Where I belong, il nuovo album di J. Sintoni esce in vinile
di Laura Bonelli
J. Sintoni è innamorato dei suoni della vecchia America. Chitarrista eccellente dalla voce particolare e inconfondibile trasmette il blues e il country come pochi altri in Italia sanno fare.
Anche oltreoceano venne notato, sin dal suo primo album, The Red Suit pubblicato nel 2007 che entrò nella Top50 della Roots Music Reports, la classifica dei migliori 50 album blues negli USA.
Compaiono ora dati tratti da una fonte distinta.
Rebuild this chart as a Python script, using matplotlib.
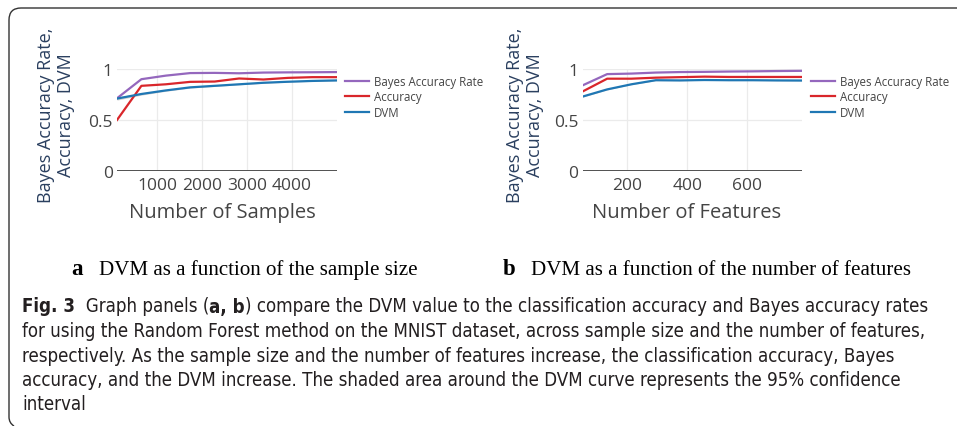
import matplotlib
matplotlib.use("Agg")
import matplotlib.pyplot as plt
from matplotlib import font_manager
from matplotlib.path import Path
from matplotlib.patches import PathPatch

# panel a : DVM vs number of samples
samples = [100, 644, 1189, 1733, 2278, 2822, 3367, 3911, 4456, 5000]
bayes_a = [0.713, 0.900, 0.935, 0.960, 0.962, 0.958, 0.965, 0.967, 0.968, 0.970]
acc_a = [0.500, 0.835, 0.850, 0.874, 0.877, 0.907, 0.897, 0.913, 0.920, 0.920]
dvm_a = [0.710, 0.755, 0.790, 0.820, 0.835, 0.850, 0.865, 0.875, 0.883, 0.888]
dvm_a_lo = [0.695, 0.744, 0.782, 0.813, 0.829, 0.845, 0.860, 0.871, 0.879, 0.884]
dvm_a_hi = [0.725, 0.766, 0.798, 0.827, 0.841, 0.855, 0.870, 0.879, 0.887, 0.892]

# panel b : DVM vs number of features
features = [50, 132, 213, 295, 376, 458, 539, 621, 702, 784]
bayes_b = [0.840, 0.950, 0.955, 0.965, 0.970, 0.972, 0.975, 0.977, 0.980, 0.982]
acc_b = [0.780, 0.905, 0.905, 0.915, 0.920, 0.925, 0.922, 0.922, 0.922, 0.922]
dvm_b = [0.730, 0.800, 0.850, 0.890, 0.888, 0.892, 0.890, 0.890, 0.888, 0.887]
dvm_b_lo = [0.724, 0.795, 0.846, 0.886, 0.885, 0.889, 0.887, 0.887, 0.885, 0.884]
dvm_b_hi = [0.736, 0.805, 0.854, 0.894, 0.891, 0.895, 0.893, 0.893, 0.891, 0.890]

yticks = [0, 0.5, 1]
ytick_labels = ["0", "0.5", "1"]
xticks_a = [1000, 2000, 3000, 4000]
xticks_b = [200, 400, 600]
series_names = ["Bayes Accuracy Rate", "Accuracy", "DVM"]
ytitle = "Bayes Accuracy Rate,\nAccuracy, DVM"

caption_lines = [
    [("Fig. 3", "bold"), ("  Graph panels (", "normal"), ("a, b", "bold"),
     (") compare the DVM value to the classification accuracy and Bayes accuracy rates", "normal")],
    [("for using the Random Forest method on the MNIST dataset, across sample size and the number of features,", "normal")],
    [("respectively. As the sample size and the number of features increase, the classification accuracy, Bayes", "normal")],
    [("accuracy, and the DVM increase. The shaded area around the DVM curve represents the 95% confidence", "normal")],
    [("interval", "normal")],
]

W, H = 957, 427
purple, red, blue = "#9467bd", "#d9262b", "#1f77b4"
plt.rcParams['font.family'] = ['Open Sans', 'DejaVu Sans']

# narrow sans for the caption, whichever is there
fonts = font_manager.fontManager.ttflist
names = {f.name for f in fonts}
cap_stretch = "normal"
if "Liberation Sans Narrow" in names:
    cap_font = "Liberation Sans Narrow"
elif any(f.name == "DejaVu Sans" and f.stretch == "condensed" for f in fonts):
    cap_font, cap_stretch = "DejaVu Sans", "condensed"
else:
    cap_font = "Lato"


def fx(x):
    return x / W


def fy(y):
    return 1 - y / H


fig = plt.figure(figsize=(W / 100, H / 100), dpi=100)


def panel(left, right, xs, bayes, acc, dvm, lo, hi, xticks, xlabel, xlab_x, ytit_x, leg_x):
    ax = fig.add_axes([fx(left), fy(172), (right - left) / W, 102 / H])
    ax.fill_between(xs, lo, hi, color="#7f7f7f", alpha=0.35, lw=0)
    ax.plot(xs, bayes, color=purple, lw=1.6, label=series_names[0])
    ax.plot(xs, acc, color=red, lw=1.6, label=series_names[1])
    ax.plot(xs, dvm, color=blue, lw=1.6, label=series_names[2])
    ax.set_xlim(xs[0], xs[-1])
    ax.set_ylim(0, 1)
    ax.set_yticks(yticks)
    ax.set_yticklabels(ytick_labels)
    ax.set_xticks(xticks)
    ax.grid(color="#ebebeb", lw=0.9)
    ax.set_axisbelow(True)
    for s in ax.spines.values():
        s.set_visible(False)
    ax.axhline(0, color="#444444", lw=1.3)
    ax.tick_params(length=0, labelsize=12.5, colors="#444444")
    ax.tick_params(axis="x", pad=4)
    ax.tick_params(axis="y", pad=3)
    fig.text(fx(xlab_x), fy(213), xlabel, ha="center", va="center", fontsize=14.5, color="#444444")
    fig.text(fx(ytit_x), fy(115), ytitle, ha="center", va="center", rotation=90,
             multialignment="center", fontsize=13, color="#2a3f5f", linespacing=1.2)
    ax.legend(loc="upper left", bbox_to_anchor=(fx(leg_x), fy(76)), bbox_transform=fig.transFigure,
              frameon=False, fontsize=8.3, handlelength=2.1, handletextpad=0.4,
              labelspacing=0.2, borderpad=0, borderaxespad=0, labelcolor="#444444")
    return ax


panel(117, 336.7, samples, bayes_a, acc_a, dvm_a, dvm_a_lo, dvm_a_hi, xticks_a,
      "Number of Samples", 222.5, 56, 345)
panel(582.7, 801.7, features, bayes_b, acc_b, dvm_b, dvm_b_lo, dvm_b_hi, xticks_b,
      "Number of Features", 687, 525, 811)

# sub captions
fig.text(fx(71), fy(275), "a", family="Liberation Serif", weight="bold", fontsize=16.5, va="baseline")
fig.text(fx(99), fy(275), "DVM as a function of the sample size", family="Liberation Serif",
         fontsize=15.1, va="baseline")
fig.text(fx(503), fy(275), "b", family="Liberation Serif", weight="bold", fontsize=16.5, va="baseline")
fig.text(fx(531), fy(275), "DVM as a function of the number of features", family="Liberation Serif",
         fontsize=15.1, va="baseline")

# caption, size fitted so line 2 spans 22..930 px
r = fig.canvas.get_renderer()
probe = fig.text(0, 0, caption_lines[1][0][0], family=cap_font, stretch=cap_stretch, fontsize=15)
w = probe.get_window_extent(r).width
probe.remove()
cap_size = min(15 * (930 - 22) / w, 15)

baselines = [312.5, 337, 361.5, 386, 410.5]
for line, base in zip(caption_lines, baselines):
    x = 22
    for txt, wt in line:
        t = fig.text(fx(x), fy(base), txt, family=cap_font, stretch=cap_stretch, weight=wt,
                     fontsize=cap_size, va="baseline", color="#231f20")
        x += t.get_window_extent(r).width

# frame bracket on the left / top
verts = [(W, 9), (21, 9), (9, 9), (9, 21), (9, 418), (9, 424), (14, 427)]
codes = [Path.MOVETO, Path.LINETO, Path.CURVE3, Path.CURVE3, Path.LINETO, Path.CURVE3, Path.CURVE3]
frame = PathPatch(Path([(fx(a), fy(b)) for a, b in verts], codes), transform=fig.transFigure,
                  fill=False, edgecolor="#333333", lw=1.0)
fig.add_artist(frame)

fig.savefig("out.png", dpi=100)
Where I belong, il suo ultimo lavoro per l’etichetta Go Country Records, è da poco uscito anche in vinile. Quindici brani che proseguono idealmente il lavoro iniziato nel 2017 con l’album Relief e proseguito poi nel 2021 con Backroads e l’anno successivo con Pickin’ on the Ridge.
Com'è nato il progetto di questo album?
L'idea era quella di riprendere il discorso iniziato con "Backroads" che è un album di collaborazioni a distanza, forzata visto che è stato registrato nella primavera del 2020.
Sempre sonorità acustiche ma in questo caso ancor più scarne e il coinvolgimento di amici musicisti coi quali abbiamo registrato in presa diretta. Con alcuni di loro avevo suonato in passato, altri erano già stati ospiti nei miei dischi e altri ancora li conoscevo e mi piaceva il loro stile ma non avevamo mai collaborato prima. Sono riuscito a mettere insieme dieci ospiti molto diversi tra loro il cui contributo ha reso l'album variegato pur nella sua semplicità.
Ora esce anche il vinile, cosa ti ha spinto verso questa scelta?
Era già successo con "Backroads" che l'anno successivo alla sua pubblicazione il disco uscisse anche in vinile. Insieme all'etichetta Go Country Records anche per "Where I belong" abbiamo deciso di provare a fare la stessa cosa perché seppur con una certa difficoltà i vinili soprattutto ai concerti si vendono. Tralasciando il discorso sulla qualità, la percezione che si ha all'ascolto di un CD rispetto ad un vinile e ad un presunto ritorno della moda dei 33 giri credo che sia un oggetto più bello, rivolto soprattutto a chi la musica ama anche toccarla e non soltanto ascoltarla.
Un album in cui la nostalgia è molto presente nelle sonorità...
Il sound di un album è la somma delle canzoni che lo compongono. Se uno dei sentimenti predominanti in "Where I belong" è la nostalgia probabilmente è perchè oggi, a cinquantanni, questa prevale su altri sentimenti ed è inevitabile che influenzi il mio modo di scrivere e le sonorità delle canzoni.
Come hai lavorato sulle tue canzoni? Sono nati prima i testi o la musica?
Raramente scrivo prima i testi, di solito suono e quando ho qualcosa che gira bene inizio a pensare ad una melodia e al testo che può nascere da zero o dall'elaborazione di idee, frasi o pensieri che mi appunto nel tempo e poi vado a recuperare. Come ogni musicista ho un metodo fatto di piccole regole e improvvisazione. Ho scritto un centinaio di canzoni e ne ho pubblicate più di sessanta, credo che l'approccio che uso funzioni per me e questo è ciò che importa. Passo anche periodi in cui non riesco a scrivere ma fortunatamente alla fine le idee trovano me. Nell'album c'è un brano che si intitola "Until I run out of songs", finché non finisco le canzoni vado avanti.
In questo disco c'è una collaborazione eccellente con cui hai un connubio musicale da molti anni: Grayson Capps.
Io e Grayson ci conosciamo dal 2008 ed è stato fondamentale per il mio percorso musicale degli ultimi quindici anni. La stima per lui va oltre l'amicizia che ci lega e averlo ospite in un mio disco era una cosa che desideravo da tempo.
Hai in programma un tour?
Spero di suonare dove e quando ci sarà occasione. Che al giorno d'oggi è già un programma ambizioso.